Maybe we can then move on to bigger questions, like Why does it make sense for teams to practice during orientation? This, at least, we know the administration has pondered. Yet even as the school is poised to prohibit practices for the first four days of orientation, the next three days of FOOT and CEOT—for many the most formative experience of the week, the time when most lasting friendships are actually made— may remain open for athletic programming, in an apparent compromise with the Athletics Department. Dilemmas like this force us to seriously reconsider our priorities: conditioning that would be vital to teams’ successes, or a mere three days of community bonding? 

We could also pause for a bit and entertain some more interesting questions and conspiracy theories, like, how in the world did the athletic department consolidate so much power to command such influence over orientation and admissions?
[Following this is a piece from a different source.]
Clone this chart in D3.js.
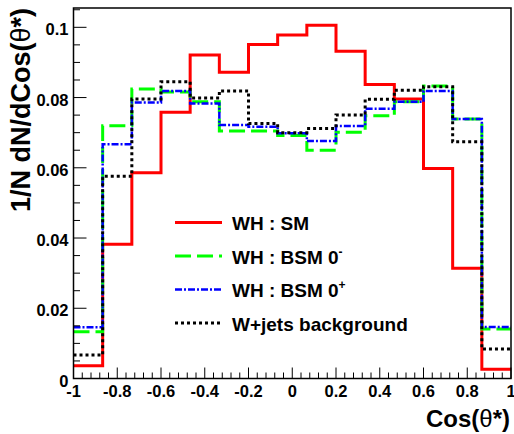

Why does the Athletics Department occupy an especially exalted position, relative to other extracurricular activities (like the music department, for example, which also has sway over admissions, but much less)? 

Then there are more serious questions, fraught with hazards, like, How does the administration reconcile recruitment policies with the values of the College? Indeed, for students and outside observers alike, the prominence of athletics in admission continues to be a source of discussion. How does an admission policy that disproportionately promotes athletics shape the way we think about ourselves as a community? These are big questions. 

But finally, the ultimate question: What is varsity athletics, anyway?

The problem is, as Ned and Giaco point out, even if the Athletics Department really is doing something to contribute to the divide, we can only concede that they are actually doing precisely what their job is to do: promote varsity athletics. 

In a way, varsity athletics is a peculiar institution of American higher education. In most parts of the world, athletic programs are integrated into higher education exclusively as clubs, external to official administration. We could hardly say that their athletic experience is of any less worth or merit, any less serious or rigorous. It is therefore worth questioning how a varsity program even came about and why it was necessary: why do we need a behemoth institution to succeed on the field? Though we are far from the Division I schools (whose athletes, in some cases, feel the need to unionize), the fact remains that our programs are of a fundamentally different nature than club sports. 

The idea of varsity programs, as we know it, inherently implies an institution that is self-sustaining. Whereas mere athletic teams come into being to serve the serious athletic endeavors of athletic students, to provide an outlet and space for the diverse athletic needs of the community (see, for example, Nick Bruce’s article in this issue), a varsity program recruits student-athletes in order to sustain itself. It exists as an end in itself. It exists to win (or, according to some, to attract alumni donation). And in order to win, it must necessarily recruit, or risk falling apart in years of weak interest. 

Of course it seems natural to us that teams exist to win. Professional clubs, after all, also recruit and trade players—in order to win. Varsity sports, in its serious aspirations to succeed, fittingly, do not exist for the community, but for the medals they bring back. Yet could it be possible, as unpalatable as this possibility may seem, that the athletics program that we so cherish is actually not in line with our values as an institution? 

I pose these questions not only because I’m curious, but also because I think as a community we ought to be more curious and critical about this. I doubt that we’re anywhere close to real answers, one way or another. But regardless of what the answers turn out to be, one thing is for sure: as much as we might pride ourselves in our athletics, we cannot simply write off the social divide as an unavoidable fallout of our yearnings for triumph on the fields and courts, and then proceed to suggest some ways of bridging that gulf. Because when we treat the divide as something that needs to be overcome, we only presuppose and accept as inevitable the original fault that divided us all, a fault that should never have existed in the first place.